В мае прибыли в Черкасский городок и передали по списку в Войско Донское 3037 человек, силу немалую, ибо «старых казаков» было на Дону в ту пору тысяч пять. В списке том в 4-й сотне среди имевших свои самопалы значился десятник Панька Кисляков, а в 6-й сотне, в десятке у Антошки Токарева, — вольный человек Кисляков Харланко.
Указ царский предписывал казакам воевать Крым, но воздерживаться от нападения на турецкий гарнизон Азова. Но казаки, подбив всех остальных, пошли именно на Азов…
Меж тем многие из новоприборных вольных людей, не выдержав истинно привольной жизни, стали разбегаться. Отписали с Дона, что только лишь казаки, готовясь к походу, «учали струги поделывать, вольные люди учали бежать на судах на Русь ста по два и по три и больше», хватали суда казачьи и плыли вверх по Дону и Донцу, потом рубили их в щепки и разбегались, либо начинали «в Донце воровать». А кое-кто открыто, развернув знамена, пошел на окраинные города. Сообщали казаки, что могли их силою остановить, «но дабы молва о такой измене российских людей не достигла в иные государства и орды не хотели трогать их». А один из государевых людей писал проще, сначала-де казаки за беглецами гоняли, а потом бросили: «Нам де с ними не перебитца». И с тех пор Харланко Кисляков в бумагах государственных не встречался.
Разбежались, однако, не все. Оставшиеся пошли с казаками на Азов. Все лето дрались жестоко, татар вокруг Азова били и полон великий брали. За это царь Алексей Михайлович, невзирая на нарушение, послал им знамя кармазиновое с орлом, посреди коего на щите царь на коне поражал змия.

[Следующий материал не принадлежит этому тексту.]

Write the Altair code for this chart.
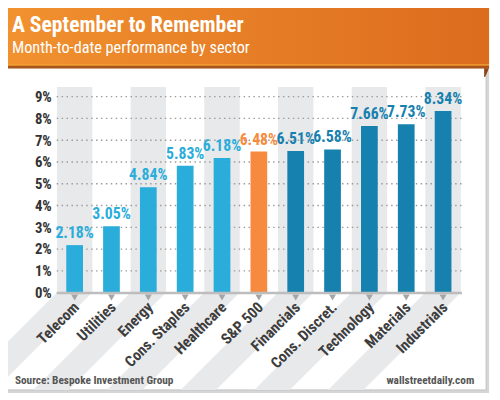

Зима в тот год выдалась ранняя, и жалованье царское зазимовало в Воронеже. А тут вольные, оставшиеся на Дону, ударили царю челом: «И прибрели мы с моря наги и босы, чуть живы и ныне мы, холопи твои, живем в Войске на низу и помираем голодною смертью и скитаемся меж двор, промеж старых атаманов и казаков по станицам просим милостыни по избам. И живучи, мы, холопи твои, старых казаков оголодили, а сами сыты не бывали, голодною смертью помираем». Отощав, грозили службу бросить: «И нам, Государь, за великую нужу твоей государевой службы з Дону от Войска разбрестися будет розно к Русе, по окраинным же городам».
Велел царь, буде немочно из Воронежа, двинуть запасы на Дон из Царицына, а вольных, кои на Дону остались, сметить (пересчитать). Ответили казаки, что вольных «сметить немодно, потому, Государь, что оне бегают от нас безпрестани».